Logo a seguir, o cenário repete-se a passar por Pisco e Ica, duas das cidades mais afectadas e onde paramos para recolher passageiros. Creio que não está ninguém dentro das casas, não sei se por medo de novas réplicas, se por uma necessidade absoluta de estar em grupo numa altura destas ou se por estar demasiado frio. As pessoas puseram os colchões das camas na rua e nos alpendres das casas que se mantiveram de pé ou estão reunidas à volta de uma das várias fogueiras acendidas na beira da estrada. Consigo-os vê-las ali tão perto, a dois metros de distância, mas elas não me vêm a mim. Os vidros escuros e as luzes apagadas dentro do autocarro da Cruz del Sur não permitem. Ainda assim, apontam as lanternas na esperança de chamar a atenção de alguém. Vejo famílias inteiras… pai, mãe, filhos, bebés sentados no meio dos escombros do que deveria ser a sua casa, abrigados apenas por um guarda-sol ou um cobertor. Sinto vergonha.
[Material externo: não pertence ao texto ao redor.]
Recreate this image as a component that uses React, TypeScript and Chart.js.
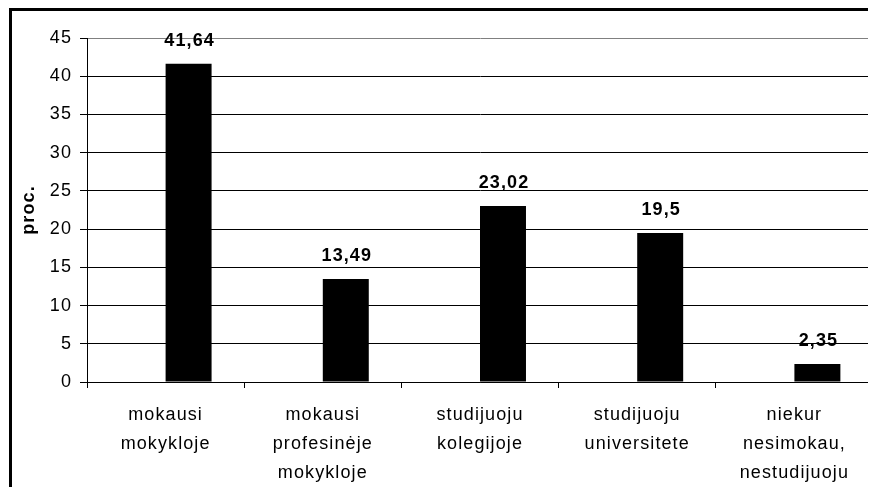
import React, { useEffect, useRef } from "react";
import { Chart, registerables } from "chart.js";

Chart.register(...registerables);

const categories: string[][] = [
  ["mokausi", "mokykloje"],
  ["mokausi", "profesinėje", "mokykloje"],
  ["studijuoju", "kolegijoje"],
  ["studijuoju", "universitete"],
  ["niekur", "nesimokau,", "nestudijuoju"],
];
const values: number[] = [41.64, 13.49, 23.02, 19.5, 2.35];
const yTickMin = 0;
const yTickMax = 45;
const yTickStep = 5;
const yTitle = "proc.";

const FONT = "'Liberation Sans', Arial, sans-serif";
const SPACING = "1.1px";

export default function App() {
  const ref = useRef<HTMLCanvasElement | null>(null);

  useEffect(() => {
    document.documentElement.style.overflow = "hidden";
    document.body.style.overflow = "hidden";
    const canvas = ref.current;
    if (!canvas) return;

    const spacingPlugin = {
      id: "spacing",
      beforeDraw(chart: any) {
        try {
          chart.ctx.letterSpacing = SPACING;
        } catch (e) {}
      },
    };

    const decorPlugin = {
      id: "decor",
      afterDatasetsDraw(chart: any) {
        const { ctx } = chart;
        const meta = chart.getDatasetMeta(1);
        ctx.save();
        try {
          ctx.letterSpacing = SPACING;
        } catch (e) {}
        ctx.font = `bold 18px ${FONT}`;
        ctx.fillStyle = "#000";
        ctx.textAlign = "center";
        ctx.textBaseline = "alphabetic";
        meta.data.forEach((bar: any, i: number) => {
          const txt = String(values[i]).replace(".", ",");
          ctx.fillText(txt, bar.x + 1, bar.y - 18);
        });
        ctx.restore();
      },
      afterDraw(chart: any) {
        const { ctx, chartArea, width, height } = chart;
        ctx.save();
        ctx.strokeStyle = "#808080";
        ctx.lineWidth = 2;
        ctx.beginPath();
        ctx.moveTo(chartArea.right + 1, chartArea.top);
        ctx.lineTo(chartArea.right + 1, chartArea.bottom);
        ctx.stroke();
        ctx.fillStyle = "#000";
        ctx.fillRect(1, 0, 3, height);
        ctx.fillRect(1, 0, width - 1, 3);
        ctx.restore();
      },
    };

    const chart = new Chart(canvas, {
      type: "bar",
      data: {
        labels: categories,
        datasets: [
          {
            label: "",
            data: [],
            backgroundColor: "#000",
          },
          {
            label: "proc.",
            data: values,
            backgroundColor: "#000",
            borderWidth: 0,
          },
        ],
      },
      options: {
        responsive: false,
        animation: false,
        devicePixelRatio: 1,
        layout: { padding: { left: 0, top: 30, right: 3, bottom: 0 } },
        datasets: {
          bar: { barPercentage: 1, categoryPercentage: 0.585 },
        },
        plugins: {
          legend: { display: false },
          tooltip: { enabled: false },
          title: { display: false },
        },
        scales: {
          x: {
            type: "category",
            offset: true,
            grid: {
              offset: true,
              drawOnChartArea: false,
              drawTicks: true,
              tickLength: 6,
              color: "#000",
              tickColor: "#000",
            },
            border: { display: true, color: "#000", width: 1 },
            ticks: {
              autoSkip: false,
              maxRotation: 0,
              minRotation: 0,
              padding: 12,
              color: "#000",
              font: { family: FONT, size: 18, lineHeight: 1.62 },
            },
            afterFit(scale: any) {
              scale.height = 105;
            },
          },
          y: {
            min: yTickMin,
            max: yTickMax,
            ticks: {
              stepSize: yTickStep,
              padding: 8,
              color: "#000",
              font: { family: FONT, size: 18 },
            },
            grid: {
              drawOnChartArea: true,
              drawTicks: true,
              tickLength: 7,
              color: (c: any) =>
                c.tick && c.tick.value === yTickMax ? "#808080" : "#000",
              tickColor: "#000",
            },
            border: { display: true, color: "#000", width: 1 },
            title: {
              display: true,
              text: yTitle,
              color: "#000",
              font: { family: FONT, size: 18, weight: "bold" },
              padding: { top: 10, bottom: 0 },
            },
            afterFit(scale: any) {
              scale.width = 79;
            },
          },
        },
      },
      plugins: [spacingPlugin, decorPlugin],
    } as any);

    return () => chart.destroy();
  }, []);

  return (
    <div style={{ width: 868, height: 479 }}>
      <canvas ref={ref} width={868} height={479} style={{ display: "block" }} />
    </div>
  );
}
Um miúdo cola-se à minha janela. Não bate, mas faz gestos desesperados… como se eu fosse a sua última hipótese de salvação. Não consigo ignorá-lo mas tenho pouca coisa que lhe possa dar. Comigo “apenas” carrego a mochila que transporta o computador, a máquina fotográfica, documentos, cartões bancários e o pouco dinheiro que me resta. Toda a minha roupa está na mala, no porão do autocarro, por isso estou decidido a entregar-lhe a minha única sweat-shirt, uma garrafa de água meio vazia, os 40 dólares que levo escondidos como backup de emergência e o cobertor fornecido pela companhia a autocarros.
Mas não tenho como abrir a janela. É apenas um vidro inteiro e sem fechos, mais uma vez por razões de segurança. Levanto-me e peço à hospedeira para abrir a porta apenas por um instante, para conseguir atirar aquelas poucas coisas.
– Não podemos, apenas no terminal. Nós trazemos algumas coisas que reunimos em Lima entre os funcionários. Obrigado pela sua intenção. Que Deus lhe bendiga.
Volto para o meu lugar e caem-me algumas lágrimas de angústia e revolta antes de fechar definitivamente a cortina e mergulhar no meu assento.
Chegamos a Tacna com mais de quatro horas de atraso e, depois de uma discussão acesa com o motorista do autocarro que me deveria levar até ao Chile, apanho um segundo autocarro para Arica, deixando para trás um país que parece largado ao abandono muito antes do terramoto.
A vida é um ciclo vicioso de destruição dos mais fracos. Investe-se nas cidades, nas empresas e nas pessoas que dão um retorno mais rápido. Os bancos só emprestam a quem tem e, sejamos honestos, os que vivem num contexto sócio-económico mais favorável têm sempre mais oportunidades. Os ricos casam com os ricos e vão viver para o centro da cidade; os pobres casam com os pobres e vão parar à periferia. E assim por diante… não saíamos daqui hoje.
Cada um de nós, no conforto do seu assento-cama com 180º graus de inclinação, pode ou não aceitar este programa e deixar-se ou não alimentar, como se fosse apenas um mero peão, um autómato sem capacidade para “mudar o mundo”. Todos sabemos qual é a opção mais fácil.